* INFORMATION SUPPLIED:
▬▬▬▬▬▬▬▬▬▬

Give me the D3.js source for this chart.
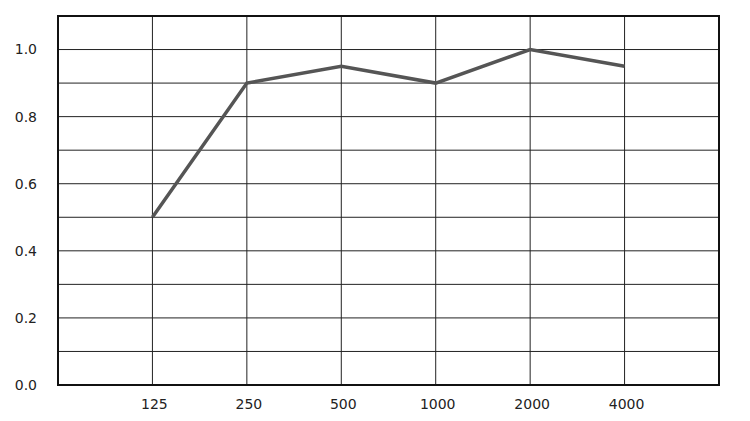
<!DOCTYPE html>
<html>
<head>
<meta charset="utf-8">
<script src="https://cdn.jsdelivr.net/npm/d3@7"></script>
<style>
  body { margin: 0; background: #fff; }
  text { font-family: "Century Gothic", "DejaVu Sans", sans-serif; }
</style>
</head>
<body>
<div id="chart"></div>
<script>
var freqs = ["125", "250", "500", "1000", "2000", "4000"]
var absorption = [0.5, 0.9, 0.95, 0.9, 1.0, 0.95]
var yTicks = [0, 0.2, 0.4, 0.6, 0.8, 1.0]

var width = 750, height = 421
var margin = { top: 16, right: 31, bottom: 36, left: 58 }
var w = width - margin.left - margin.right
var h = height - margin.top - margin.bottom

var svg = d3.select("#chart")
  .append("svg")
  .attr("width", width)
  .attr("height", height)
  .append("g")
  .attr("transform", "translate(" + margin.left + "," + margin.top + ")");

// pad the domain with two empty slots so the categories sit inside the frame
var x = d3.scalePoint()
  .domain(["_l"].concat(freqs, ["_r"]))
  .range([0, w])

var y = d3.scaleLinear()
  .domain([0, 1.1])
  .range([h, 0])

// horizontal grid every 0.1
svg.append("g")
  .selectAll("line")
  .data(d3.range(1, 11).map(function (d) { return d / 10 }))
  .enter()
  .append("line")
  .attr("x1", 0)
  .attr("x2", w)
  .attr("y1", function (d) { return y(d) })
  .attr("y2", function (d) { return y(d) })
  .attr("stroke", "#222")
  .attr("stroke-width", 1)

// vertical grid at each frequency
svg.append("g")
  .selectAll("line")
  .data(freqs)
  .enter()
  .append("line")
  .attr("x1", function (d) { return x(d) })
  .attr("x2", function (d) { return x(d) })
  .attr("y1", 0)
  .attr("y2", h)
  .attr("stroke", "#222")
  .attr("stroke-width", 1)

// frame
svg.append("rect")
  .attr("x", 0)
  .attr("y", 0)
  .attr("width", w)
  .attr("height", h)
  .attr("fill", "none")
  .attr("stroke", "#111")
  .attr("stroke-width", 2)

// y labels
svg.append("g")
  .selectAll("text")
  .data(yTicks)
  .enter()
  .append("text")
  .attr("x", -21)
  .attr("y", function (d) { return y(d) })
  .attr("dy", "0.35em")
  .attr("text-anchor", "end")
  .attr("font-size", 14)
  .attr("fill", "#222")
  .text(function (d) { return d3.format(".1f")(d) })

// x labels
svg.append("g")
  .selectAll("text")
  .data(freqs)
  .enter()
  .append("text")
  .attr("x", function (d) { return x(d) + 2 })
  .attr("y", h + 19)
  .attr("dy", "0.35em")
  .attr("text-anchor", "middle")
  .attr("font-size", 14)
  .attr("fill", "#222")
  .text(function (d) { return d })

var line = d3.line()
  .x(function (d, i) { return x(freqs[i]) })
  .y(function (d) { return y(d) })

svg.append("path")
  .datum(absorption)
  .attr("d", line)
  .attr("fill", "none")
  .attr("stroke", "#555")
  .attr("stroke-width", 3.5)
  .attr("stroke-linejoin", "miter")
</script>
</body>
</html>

▬▬▬▬▬▬▬▬▬▬

* PROBLEM REQUIREMENTS:
Quote the material word for word, dropping any images it holds.

* RESULT:
Give me the D3.js source for this chart.
<!DOCTYPE html>
<html>
<head>
<meta charset="utf-8">
<script src="https://cdn.jsdelivr.net/npm/d3@7"></script>
<style>
  body { margin: 0; background: #fff; }
  text { font-family: "Century Gothic", "DejaVu Sans", sans-serif; }
</style>
</head>
<body>
<div id="chart"></div>
<script>
var freqs = ["125", "250", "500", "1000", "2000", "4000"]
var absorption = [0.5, 0.9, 0.95, 0.9, 1.0, 0.95]
var yTicks = [0, 0.2, 0.4, 0.6, 0.8, 1.0]

var width = 750, height = 421
var margin = { top: 16, right: 31, bottom: 36, left: 58 }
var w = width - margin.left - margin.right
var h = height - margin.top - margin.bottom

var svg = d3.select("#chart")
  .append("svg")
  .attr("width", width)
  .attr("height", height)
  .append("g")
  .attr("transform", "translate(" + margin.left + "," + margin.top + ")");

// pad the domain with two empty slots so the categories sit inside the frame
var x = d3.scalePoint()
  .domain(["_l"].concat(freqs, ["_r"]))
  .range([0, w])

var y = d3.scaleLinear()
  .domain([0, 1.1])
  .range([h, 0])

// horizontal grid every 0.1
svg.append("g")
  .selectAll("line")
  .data(d3.range(1, 11).map(function (d) { return d / 10 }))
  .enter()
  .append("line")
  .attr("x1", 0)
  .attr("x2", w)
  .attr("y1", function (d) { return y(d) })
  .attr("y2", function (d) { return y(d) })
  .attr("stroke", "#222")
  .attr("stroke-width", 1)

// vertical grid at each frequency
svg.append("g")
  .selectAll("line")
  .data(freqs)
  .enter()
  .append("line")
  .attr("x1", function (d) { return x(d) })
  .attr("x2", function (d) { return x(d) })
  .attr("y1", 0)
  .attr("y2", h)
  .attr("stroke", "#222")
  .attr("stroke-width", 1)

// frame
svg.append("rect")
  .attr("x", 0)
  .attr("y", 0)
  .attr("width", w)
  .attr("height", h)
  .attr("fill", "none")
  .attr("stroke", "#111")
  .attr("stroke-width", 2)

// y labels
svg.append("g")
  .selectAll("text")
  .data(yTicks)
  .enter()
  .append("text")
  .attr("x", -21)
  .attr("y", function (d) { return y(d) })
  .attr("dy", "0.35em")
  .attr("text-anchor", "end")
  .attr("font-size", 14)
  .attr("fill", "#222")
  .text(function (d) { return d3.format(".1f")(d) })

// x labels
svg.append("g")
  .selectAll("text")
  .data(freqs)
  .enter()
  .append("text")
  .attr("x", function (d) { return x(d) + 2 })
  .attr("y", h + 19)
  .attr("dy", "0.35em")
  .attr("text-anchor", "middle")
  .attr("font-size", 14)
  .attr("fill", "#222")
  .text(function (d) { return d })

var line = d3.line()
  .x(function (d, i) { return x(freqs[i]) })
  .y(function (d) { return y(d) })

svg.append("path")
  .datum(absorption)
  .attr("d", line)
  .attr("fill", "none")
  .attr("stroke", "#555")
  .attr("stroke-width", 3.5)
  .attr("stroke-linejoin", "miter")
</script>
</body>
</html>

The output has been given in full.